[Task to complete] Exclude the pictures and retype the entries as written.

[Entries taken from a collection]
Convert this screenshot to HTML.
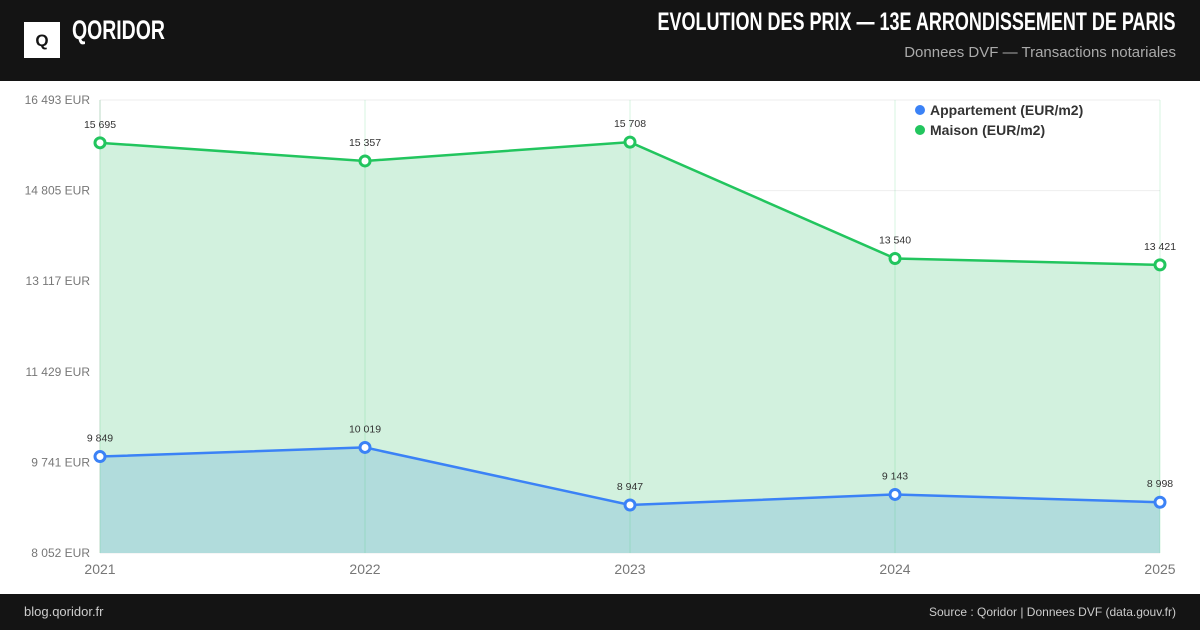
<!DOCTYPE html>
<html><head><meta charset="utf-8"><style>
body{margin:0;width:1200px;height:630px;overflow:hidden;background:#fff;font-family:"Liberation Sans",sans-serif}
.hdr{position:absolute;left:0;top:0;width:1200px;height:81px;background:#141414}
.ftr{position:absolute;left:0;top:594px;width:1200px;height:36px;background:#141414;color:#ccc;font-size:13px}
</style></head><body>
<div class="hdr">
  <div style="position:absolute;left:24px;top:22px;width:36px;height:36px;background:#fff;color:#141414;font-weight:bold;font-size:17px;text-align:center;line-height:37px">Q</div>
  <div style="position:absolute;left:72px;top:15px;color:#fff;font-weight:bold;font-size:27px;transform:scaleX(0.72);transform-origin:left">QORIDOR</div>
  <div style="position:absolute;right:24px;top:8px;color:#fff;font-weight:bold;font-size:25px;white-space:nowrap;transform:scaleX(0.72);transform-origin:right">EVOLUTION DES PRIX — 13E ARRONDISSEMENT DE PARIS</div>
  <div style="position:absolute;right:24px;top:44px;color:#aaa;font-size:15px">Donnees DVF — Transactions notariales</div>
</div>
<svg id="chart" width="1200" height="630" style="position:absolute;left:0;top:0"></svg>
<div class="ftr">
  <span style="position:absolute;left:24px;top:10px">blog.qoridor.fr</span>
  <span style="position:absolute;right:24px;top:11px;font-size:12px">Source : Qoridor | Donnees DVF (data.gouv.fr)</span>
</div>
<script>
const years=["2021","2022","2023","2024","2025"];
const appart=[9849,10019,8947,9143,8998];
const maison=[15695,15357,15708,13540,13421];
const yTicks=[8052,9741,11429,13117,14805,16493];
const yMin=8052,yMax=16493;
const L=100,R=1160,T=100,B=553;
const NS="http://www.w3.org/2000/svg";
const svg=document.getElementById('chart');
const x=i=>L+i*(R-L)/(years.length-1);
const y=v=>B-(v-yMin)/(yMax-yMin)*(B-T);
const fmt=v=>String(v).replace(/\B(?=(\d{3})+(?!\d))/g,' ');
function mk(tag,attrs,parent){const e=document.createElementNS(NS,tag);for(const k in attrs)e.setAttribute(k,attrs[k]);(parent||svg).appendChild(e);return e;}
yTicks.forEach(t=>{
  const g=mk('line',{x1:L,x2:R,y1:y(t),y2:y(t),stroke:'#eee','stroke-width':1});
  
  
  const tx=mk('text',{x:90,y:y(t)+4,'text-anchor':'end','font-size':12,fill:'#777'});
  tx.textContent=fmt(t)+' EUR';
  
  
});
const ax=mk('line',{x1:L,x2:L,y1:T,y2:B,stroke:'#ddd'});


function series(vals,fill,name){
  let d='M'+x(0)+','+B;vals.forEach((v,i)=>d+='L'+x(i)+','+y(v));d+='L'+x(vals.length-1)+','+B+'Z';
  const a=mk('path',{d:d,fill:fill});
  
  
}
series(maison,'#d2f1de','maison');
series(appart,'#b1dcdc','appartement');
years.forEach((yr,i)=>{
  const l=mk('line',{x1:x(i),x2:x(i),y1:T,y2:B,stroke:'rgba(34,197,94,0.18)'});
  
  
  const t=mk('text',{x:x(i),y:574,'text-anchor':'middle','font-size':14,fill:'#777'});
  t.textContent=yr;
  
  
});
function line(vals,stroke,name){
  const p=mk('polyline',{points:vals.map((v,i)=>x(i)+','+y(v)).join(' '),fill:'none',stroke:stroke,'stroke-width':2.5});
  
  
  vals.forEach((v,i)=>{
    const c=mk('circle',{cx:x(i),cy:y(v),r:5,fill:'#fff',stroke:stroke,'stroke-width':3});
    
    
    const t=mk('text',{x:x(i),y:y(v)-15,'text-anchor':'middle','font-size':10.5,fill:'#333'});
    t.textContent=fmt(v);
    
    
  });
}
line(maison,'#22c55e','maison');
line(appart,'#3b82f6','appartement');
[['Appartement (EUR/m2)','#3b82f6',110],['Maison (EUR/m2)','#22c55e',130]].forEach(([n,c,yy])=>{
  const d=mk('circle',{cx:920,cy:yy,r:5,fill:c});
  
  
  const t=mk('text',{x:930,y:yy+5,'font-size':14,'font-weight':'bold',fill:'#333'});
  t.textContent=n;
  
  
});
</script>
</body></html>
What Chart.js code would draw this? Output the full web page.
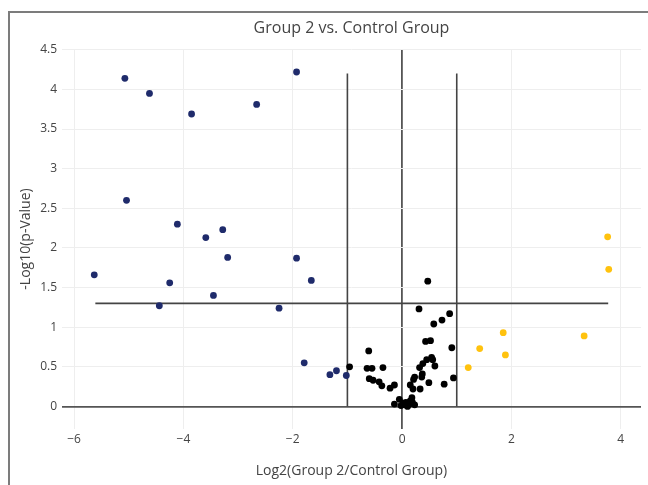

[Worked solution]
Convert this screenshot to HTML.
<!DOCTYPE html>
<html><head><meta charset="utf-8"><style>
body{margin:0;width:1200px;height:630px;overflow:hidden;background:#fff;font-family:"Liberation Sans",sans-serif}
.hdr{position:absolute;left:0;top:0;width:1200px;height:81px;background:#141414}
.ftr{position:absolute;left:0;top:594px;width:1200px;height:36px;background:#141414;color:#ccc;font-size:13px}
</style></head><body>
<div class="hdr">
  <div style="position:absolute;left:24px;top:22px;width:36px;height:36px;background:#fff;color:#141414;font-weight:bold;font-size:17px;text-align:center;line-height:37px">Q</div>
  <div style="position:absolute;left:72px;top:15px;color:#fff;font-weight:bold;font-size:27px;transform:scaleX(0.72);transform-origin:left">QORIDOR</div>
  <div style="position:absolute;right:24px;top:8px;color:#fff;font-weight:bold;font-size:25px;white-space:nowrap;transform:scaleX(0.72);transform-origin:right">EVOLUTION DES PRIX — 13E ARRONDISSEMENT DE PARIS</div>
  <div style="position:absolute;right:24px;top:44px;color:#aaa;font-size:15px">Donnees DVF — Transactions notariales</div>
</div>
<svg id="chart" width="1200" height="630" style="position:absolute;left:0;top:0"></svg>
<div class="ftr">
  <span style="position:absolute;left:24px;top:10px">blog.qoridor.fr</span>
  <span style="position:absolute;right:24px;top:11px;font-size:12px">Source : Qoridor | Donnees DVF (data.gouv.fr)</span>
</div>
<script>
const years=["2021","2022","2023","2024","2025"];
const appart=[9849,10019,8947,9143,8998];
const maison=[15695,15357,15708,13540,13421];
const yTicks=[8052,9741,11429,13117,14805,16493];
const yMin=8052,yMax=16493;
const L=100,R=1160,T=100,B=553;
const NS="http://www.w3.org/2000/svg";
const svg=document.getElementById('chart');
const x=i=>L+i*(R-L)/(years.length-1);
const y=v=>B-(v-yMin)/(yMax-yMin)*(B-T);
const fmt=v=>String(v).replace(/\B(?=(\d{3})+(?!\d))/g,' ');
function mk(tag,attrs,parent){const e=document.createElementNS(NS,tag);for(const k in attrs)e.setAttribute(k,attrs[k]);(parent||svg).appendChild(e);return e;}
yTicks.forEach(t=>{
  const g=mk('line',{x1:L,x2:R,y1:y(t),y2:y(t),stroke:'#eee','stroke-width':1});
  
  
  const tx=mk('text',{x:90,y:y(t)+4,'text-anchor':'end','font-size':12,fill:'#777'});
  tx.textContent=fmt(t)+' EUR';
  
  
});
const ax=mk('line',{x1:L,x2:L,y1:T,y2:B,stroke:'#ddd'});


function series(vals,fill,name){
  let d='M'+x(0)+','+B;vals.forEach((v,i)=>d+='L'+x(i)+','+y(v));d+='L'+x(vals.length-1)+','+B+'Z';
  const a=mk('path',{d:d,fill:fill});
  
  
}
series(maison,'#d2f1de','maison');
series(appart,'#b1dcdc','appartement');
years.forEach((yr,i)=>{
  const l=mk('line',{x1:x(i),x2:x(i),y1:T,y2:B,stroke:'rgba(34,197,94,0.18)'});
  
  
  const t=mk('text',{x:x(i),y:574,'text-anchor':'middle','font-size':14,fill:'#777'});
  t.textContent=yr;
  
  
});
function line(vals,stroke,name){
  const p=mk('polyline',{points:vals.map((v,i)=>x(i)+','+y(v)).join(' '),fill:'none',stroke:stroke,'stroke-width':2.5});
  
  
  vals.forEach((v,i)=>{
    const c=mk('circle',{cx:x(i),cy:y(v),r:5,fill:'#fff',stroke:stroke,'stroke-width':3});
    
    
    const t=mk('text',{x:x(i),y:y(v)-15,'text-anchor':'middle','font-size':10.5,fill:'#333'});
    t.textContent=fmt(v);
    
    
  });
}
line(maison,'#22c55e','maison');
line(appart,'#3b82f6','appartement');
[['Appartement (EUR/m2)','#3b82f6',110],['Maison (EUR/m2)','#22c55e',130]].forEach(([n,c,yy])=>{
  const d=mk('circle',{cx:920,cy:yy,r:5,fill:c});
  
  
  const t=mk('text',{x:930,y:yy+5,'font-size':14,'font-weight':'bold',fill:'#333'});
  t.textContent=n;
  
  
});
</script>
</body></html>
What Chart.js code would draw this? Output the full web page.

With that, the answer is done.